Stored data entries
____

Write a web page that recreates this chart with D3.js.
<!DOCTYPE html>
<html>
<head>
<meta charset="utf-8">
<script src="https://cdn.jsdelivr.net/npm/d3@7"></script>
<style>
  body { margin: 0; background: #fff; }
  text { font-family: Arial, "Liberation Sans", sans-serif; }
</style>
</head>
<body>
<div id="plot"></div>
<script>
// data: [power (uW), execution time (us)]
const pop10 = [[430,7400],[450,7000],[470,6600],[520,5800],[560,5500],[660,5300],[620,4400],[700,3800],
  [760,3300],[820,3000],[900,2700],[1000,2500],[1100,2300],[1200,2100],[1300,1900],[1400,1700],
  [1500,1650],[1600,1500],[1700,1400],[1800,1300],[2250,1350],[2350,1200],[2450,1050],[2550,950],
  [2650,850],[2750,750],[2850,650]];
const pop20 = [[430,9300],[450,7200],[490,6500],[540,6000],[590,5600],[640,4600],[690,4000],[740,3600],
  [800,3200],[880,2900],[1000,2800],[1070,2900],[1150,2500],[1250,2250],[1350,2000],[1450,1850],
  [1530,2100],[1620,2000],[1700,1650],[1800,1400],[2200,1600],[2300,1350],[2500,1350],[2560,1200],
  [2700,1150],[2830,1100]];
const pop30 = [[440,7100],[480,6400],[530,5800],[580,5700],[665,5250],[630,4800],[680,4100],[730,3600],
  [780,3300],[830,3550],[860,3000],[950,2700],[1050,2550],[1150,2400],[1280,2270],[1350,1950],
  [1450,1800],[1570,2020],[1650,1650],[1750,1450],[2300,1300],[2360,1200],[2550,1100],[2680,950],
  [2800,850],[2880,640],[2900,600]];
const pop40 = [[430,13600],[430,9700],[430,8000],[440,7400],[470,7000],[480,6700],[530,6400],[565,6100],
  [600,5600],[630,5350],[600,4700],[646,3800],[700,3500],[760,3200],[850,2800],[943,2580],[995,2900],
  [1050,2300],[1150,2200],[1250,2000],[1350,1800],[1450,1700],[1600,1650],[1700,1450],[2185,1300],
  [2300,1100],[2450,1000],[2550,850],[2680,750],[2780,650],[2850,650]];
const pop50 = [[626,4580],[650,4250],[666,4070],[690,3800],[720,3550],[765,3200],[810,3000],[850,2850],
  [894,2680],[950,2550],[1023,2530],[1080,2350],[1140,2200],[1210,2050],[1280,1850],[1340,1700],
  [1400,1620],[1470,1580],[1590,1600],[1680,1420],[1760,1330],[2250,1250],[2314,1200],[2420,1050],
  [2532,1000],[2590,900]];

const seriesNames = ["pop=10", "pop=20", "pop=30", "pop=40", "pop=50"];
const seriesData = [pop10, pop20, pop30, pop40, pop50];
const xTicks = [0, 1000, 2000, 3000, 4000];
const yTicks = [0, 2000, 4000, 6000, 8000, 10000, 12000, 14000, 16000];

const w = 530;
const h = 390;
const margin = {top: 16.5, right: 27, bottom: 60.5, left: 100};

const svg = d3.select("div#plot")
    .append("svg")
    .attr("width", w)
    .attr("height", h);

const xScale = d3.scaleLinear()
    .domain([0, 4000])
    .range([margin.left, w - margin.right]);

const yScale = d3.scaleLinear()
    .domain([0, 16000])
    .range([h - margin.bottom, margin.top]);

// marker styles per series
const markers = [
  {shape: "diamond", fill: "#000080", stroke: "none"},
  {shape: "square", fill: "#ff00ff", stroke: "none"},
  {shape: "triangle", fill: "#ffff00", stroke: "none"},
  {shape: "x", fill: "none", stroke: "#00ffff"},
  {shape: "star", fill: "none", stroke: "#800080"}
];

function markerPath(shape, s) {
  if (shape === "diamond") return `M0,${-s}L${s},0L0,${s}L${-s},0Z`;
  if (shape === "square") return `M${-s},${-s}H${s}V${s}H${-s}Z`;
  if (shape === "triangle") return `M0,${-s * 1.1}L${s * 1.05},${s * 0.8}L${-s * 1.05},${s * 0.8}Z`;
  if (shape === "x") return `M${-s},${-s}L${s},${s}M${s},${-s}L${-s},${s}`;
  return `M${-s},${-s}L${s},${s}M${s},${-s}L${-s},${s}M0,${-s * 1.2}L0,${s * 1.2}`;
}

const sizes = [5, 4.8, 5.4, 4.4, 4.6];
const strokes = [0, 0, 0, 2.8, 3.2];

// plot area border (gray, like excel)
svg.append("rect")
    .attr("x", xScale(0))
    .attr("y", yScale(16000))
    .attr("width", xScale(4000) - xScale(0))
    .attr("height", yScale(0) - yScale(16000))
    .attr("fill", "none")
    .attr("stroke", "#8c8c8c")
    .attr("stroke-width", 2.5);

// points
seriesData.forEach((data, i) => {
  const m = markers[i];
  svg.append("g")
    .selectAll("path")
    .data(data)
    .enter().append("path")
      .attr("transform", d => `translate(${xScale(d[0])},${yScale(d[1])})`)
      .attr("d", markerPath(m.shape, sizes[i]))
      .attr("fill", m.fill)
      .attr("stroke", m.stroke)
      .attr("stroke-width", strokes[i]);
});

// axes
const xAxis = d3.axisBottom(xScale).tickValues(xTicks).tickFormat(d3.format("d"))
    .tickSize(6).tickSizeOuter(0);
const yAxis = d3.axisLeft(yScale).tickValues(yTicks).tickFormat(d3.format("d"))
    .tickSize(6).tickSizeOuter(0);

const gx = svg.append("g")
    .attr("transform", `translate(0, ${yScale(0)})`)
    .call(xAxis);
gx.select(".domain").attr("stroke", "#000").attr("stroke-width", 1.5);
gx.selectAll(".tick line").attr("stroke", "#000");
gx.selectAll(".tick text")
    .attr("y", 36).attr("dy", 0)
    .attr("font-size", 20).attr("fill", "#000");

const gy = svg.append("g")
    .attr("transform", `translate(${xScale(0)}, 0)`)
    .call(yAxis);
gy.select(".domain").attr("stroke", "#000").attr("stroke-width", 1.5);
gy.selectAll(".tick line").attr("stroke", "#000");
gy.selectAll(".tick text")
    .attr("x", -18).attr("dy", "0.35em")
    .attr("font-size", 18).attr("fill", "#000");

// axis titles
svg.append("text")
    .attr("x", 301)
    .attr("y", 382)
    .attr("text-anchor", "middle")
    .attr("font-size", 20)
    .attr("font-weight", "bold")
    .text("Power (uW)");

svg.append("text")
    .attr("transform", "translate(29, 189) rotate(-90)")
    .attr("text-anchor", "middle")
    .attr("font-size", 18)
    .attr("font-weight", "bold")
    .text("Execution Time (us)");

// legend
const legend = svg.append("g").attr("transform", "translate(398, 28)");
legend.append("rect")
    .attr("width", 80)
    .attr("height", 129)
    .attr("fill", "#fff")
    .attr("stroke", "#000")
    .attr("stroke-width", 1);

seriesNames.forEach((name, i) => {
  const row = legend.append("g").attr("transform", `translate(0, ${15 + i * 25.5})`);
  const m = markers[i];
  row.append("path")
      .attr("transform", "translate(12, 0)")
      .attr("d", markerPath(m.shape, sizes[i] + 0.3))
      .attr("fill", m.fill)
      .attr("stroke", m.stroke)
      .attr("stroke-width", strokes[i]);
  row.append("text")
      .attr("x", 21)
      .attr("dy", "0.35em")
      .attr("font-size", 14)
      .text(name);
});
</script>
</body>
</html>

____

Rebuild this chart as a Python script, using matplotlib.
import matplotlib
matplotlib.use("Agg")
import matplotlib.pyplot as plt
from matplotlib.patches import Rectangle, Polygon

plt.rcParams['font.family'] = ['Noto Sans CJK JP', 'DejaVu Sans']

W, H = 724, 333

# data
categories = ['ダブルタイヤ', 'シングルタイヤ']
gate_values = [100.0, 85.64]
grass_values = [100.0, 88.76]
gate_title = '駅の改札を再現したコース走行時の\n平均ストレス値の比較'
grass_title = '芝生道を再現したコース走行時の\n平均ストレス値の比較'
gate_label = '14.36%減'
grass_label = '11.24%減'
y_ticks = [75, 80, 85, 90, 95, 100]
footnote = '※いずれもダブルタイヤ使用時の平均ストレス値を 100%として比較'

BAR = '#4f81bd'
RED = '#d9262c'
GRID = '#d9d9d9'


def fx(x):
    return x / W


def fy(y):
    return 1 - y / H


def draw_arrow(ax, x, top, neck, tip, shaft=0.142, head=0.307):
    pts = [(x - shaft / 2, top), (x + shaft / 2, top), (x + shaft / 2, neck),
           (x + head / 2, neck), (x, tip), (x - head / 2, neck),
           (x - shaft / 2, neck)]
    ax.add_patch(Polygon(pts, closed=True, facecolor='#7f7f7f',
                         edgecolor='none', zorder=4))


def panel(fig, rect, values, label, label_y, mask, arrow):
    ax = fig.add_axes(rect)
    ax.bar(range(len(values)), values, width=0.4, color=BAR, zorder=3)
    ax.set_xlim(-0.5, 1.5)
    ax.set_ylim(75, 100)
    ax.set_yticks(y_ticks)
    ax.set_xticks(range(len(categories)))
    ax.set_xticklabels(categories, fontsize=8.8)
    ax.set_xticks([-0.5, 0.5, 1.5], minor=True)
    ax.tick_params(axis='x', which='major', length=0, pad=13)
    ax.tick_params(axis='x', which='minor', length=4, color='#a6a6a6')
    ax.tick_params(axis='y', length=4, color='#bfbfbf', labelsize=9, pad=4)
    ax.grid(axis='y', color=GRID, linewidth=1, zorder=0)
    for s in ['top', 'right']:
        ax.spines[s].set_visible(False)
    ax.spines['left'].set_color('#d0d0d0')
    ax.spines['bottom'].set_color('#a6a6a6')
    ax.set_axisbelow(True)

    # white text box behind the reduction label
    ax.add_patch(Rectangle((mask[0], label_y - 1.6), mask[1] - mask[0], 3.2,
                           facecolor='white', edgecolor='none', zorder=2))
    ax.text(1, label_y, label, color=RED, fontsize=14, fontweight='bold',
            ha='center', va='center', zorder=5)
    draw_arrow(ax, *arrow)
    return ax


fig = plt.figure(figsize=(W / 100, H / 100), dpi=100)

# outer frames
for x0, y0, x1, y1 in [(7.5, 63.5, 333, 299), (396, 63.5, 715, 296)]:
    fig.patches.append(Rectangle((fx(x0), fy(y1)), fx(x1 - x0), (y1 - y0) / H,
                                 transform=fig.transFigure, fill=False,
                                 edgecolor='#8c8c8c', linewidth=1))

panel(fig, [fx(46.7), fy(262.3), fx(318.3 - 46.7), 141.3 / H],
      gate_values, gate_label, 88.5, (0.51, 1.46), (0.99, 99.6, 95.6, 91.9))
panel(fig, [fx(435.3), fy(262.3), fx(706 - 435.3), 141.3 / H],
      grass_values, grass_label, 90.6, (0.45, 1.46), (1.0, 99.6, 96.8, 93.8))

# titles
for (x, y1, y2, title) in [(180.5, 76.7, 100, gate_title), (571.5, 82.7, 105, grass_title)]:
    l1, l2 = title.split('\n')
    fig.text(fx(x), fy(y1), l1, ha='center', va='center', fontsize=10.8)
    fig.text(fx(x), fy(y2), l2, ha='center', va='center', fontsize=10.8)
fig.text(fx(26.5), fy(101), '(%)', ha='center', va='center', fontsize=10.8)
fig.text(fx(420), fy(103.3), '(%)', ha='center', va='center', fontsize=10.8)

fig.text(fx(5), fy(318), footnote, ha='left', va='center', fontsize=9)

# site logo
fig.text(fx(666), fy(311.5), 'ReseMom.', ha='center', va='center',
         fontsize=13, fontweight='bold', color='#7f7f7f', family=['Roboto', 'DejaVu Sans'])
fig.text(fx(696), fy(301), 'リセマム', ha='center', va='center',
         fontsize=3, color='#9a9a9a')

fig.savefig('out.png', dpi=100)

____

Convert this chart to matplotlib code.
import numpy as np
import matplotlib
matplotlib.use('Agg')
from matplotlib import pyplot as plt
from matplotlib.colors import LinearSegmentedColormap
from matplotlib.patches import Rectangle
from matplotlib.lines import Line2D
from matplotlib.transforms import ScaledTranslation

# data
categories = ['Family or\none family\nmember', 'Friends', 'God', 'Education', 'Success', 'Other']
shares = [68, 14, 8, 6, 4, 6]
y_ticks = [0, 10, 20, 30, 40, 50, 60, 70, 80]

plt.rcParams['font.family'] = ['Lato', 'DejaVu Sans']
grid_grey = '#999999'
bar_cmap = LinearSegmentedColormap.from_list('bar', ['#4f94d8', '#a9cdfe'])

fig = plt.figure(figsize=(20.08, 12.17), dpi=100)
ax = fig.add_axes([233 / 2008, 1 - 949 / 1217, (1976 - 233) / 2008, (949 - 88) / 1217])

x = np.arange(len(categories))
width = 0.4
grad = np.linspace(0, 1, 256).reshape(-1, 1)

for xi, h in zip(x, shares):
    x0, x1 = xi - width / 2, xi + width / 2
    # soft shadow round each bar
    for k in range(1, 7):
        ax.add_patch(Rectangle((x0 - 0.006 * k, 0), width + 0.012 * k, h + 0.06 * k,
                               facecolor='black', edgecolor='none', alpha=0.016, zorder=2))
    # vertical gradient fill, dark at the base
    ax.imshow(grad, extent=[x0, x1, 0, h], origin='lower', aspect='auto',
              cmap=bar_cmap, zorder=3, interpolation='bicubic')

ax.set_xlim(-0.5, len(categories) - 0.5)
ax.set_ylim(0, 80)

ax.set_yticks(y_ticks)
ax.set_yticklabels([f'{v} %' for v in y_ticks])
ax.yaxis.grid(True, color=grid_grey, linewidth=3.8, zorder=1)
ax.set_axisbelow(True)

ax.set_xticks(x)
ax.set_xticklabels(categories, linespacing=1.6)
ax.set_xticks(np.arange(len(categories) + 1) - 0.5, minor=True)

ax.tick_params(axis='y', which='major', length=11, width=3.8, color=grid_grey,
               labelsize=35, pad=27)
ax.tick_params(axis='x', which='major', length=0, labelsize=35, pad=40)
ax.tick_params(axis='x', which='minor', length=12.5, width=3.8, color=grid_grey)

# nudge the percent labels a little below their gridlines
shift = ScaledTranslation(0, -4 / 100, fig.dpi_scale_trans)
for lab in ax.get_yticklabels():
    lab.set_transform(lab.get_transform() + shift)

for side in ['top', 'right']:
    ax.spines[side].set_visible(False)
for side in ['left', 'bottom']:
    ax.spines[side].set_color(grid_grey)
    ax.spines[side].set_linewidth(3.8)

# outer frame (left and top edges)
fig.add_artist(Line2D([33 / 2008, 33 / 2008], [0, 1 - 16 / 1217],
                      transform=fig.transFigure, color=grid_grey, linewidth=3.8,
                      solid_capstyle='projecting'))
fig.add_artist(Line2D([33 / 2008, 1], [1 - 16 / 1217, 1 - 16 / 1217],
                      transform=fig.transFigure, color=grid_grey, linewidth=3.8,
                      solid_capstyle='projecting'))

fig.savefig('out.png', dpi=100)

____

Give the exact lines, and only those, from the line containing "Rebuild this chart" through the line containing "edgecolor='none', zorder=4))" in the entries above.

Rebuild this chart as a Python script, using matplotlib.
import matplotlib
matplotlib.use("Agg")
import matplotlib.pyplot as plt
from matplotlib.patches import Rectangle, Polygon

plt.rcParams['font.family'] = ['Noto Sans CJK JP', 'DejaVu Sans']

W, H = 724, 333

# data
categories = ['ダブルタイヤ', 'シングルタイヤ']
gate_values = [100.0, 85.64]
grass_values = [100.0, 88.76]
gate_title = '駅の改札を再現したコース走行時の\n平均ストレス値の比較'
grass_title = '芝生道を再現したコース走行時の\n平均ストレス値の比較'
gate_label = '14.36%減'
grass_label = '11.24%減'
y_ticks = [75, 80, 85, 90, 95, 100]
footnote = '※いずれもダブルタイヤ使用時の平均ストレス値を 100%として比較'

BAR = '#4f81bd'
RED = '#d9262c'
GRID = '#d9d9d9'


def fx(x):
    return x / W


def fy(y):
    return 1 - y / H


def draw_arrow(ax, x, top, neck, tip, shaft=0.142, head=0.307):
    pts = [(x - shaft / 2, top), (x + shaft / 2, top), (x + shaft / 2, neck),
           (x + head / 2, neck), (x, tip), (x - head / 2, neck),
           (x - shaft / 2, neck)]
    ax.add_patch(Polygon(pts, closed=True, facecolor='#7f7f7f',
                         edgecolor='none', zorder=4))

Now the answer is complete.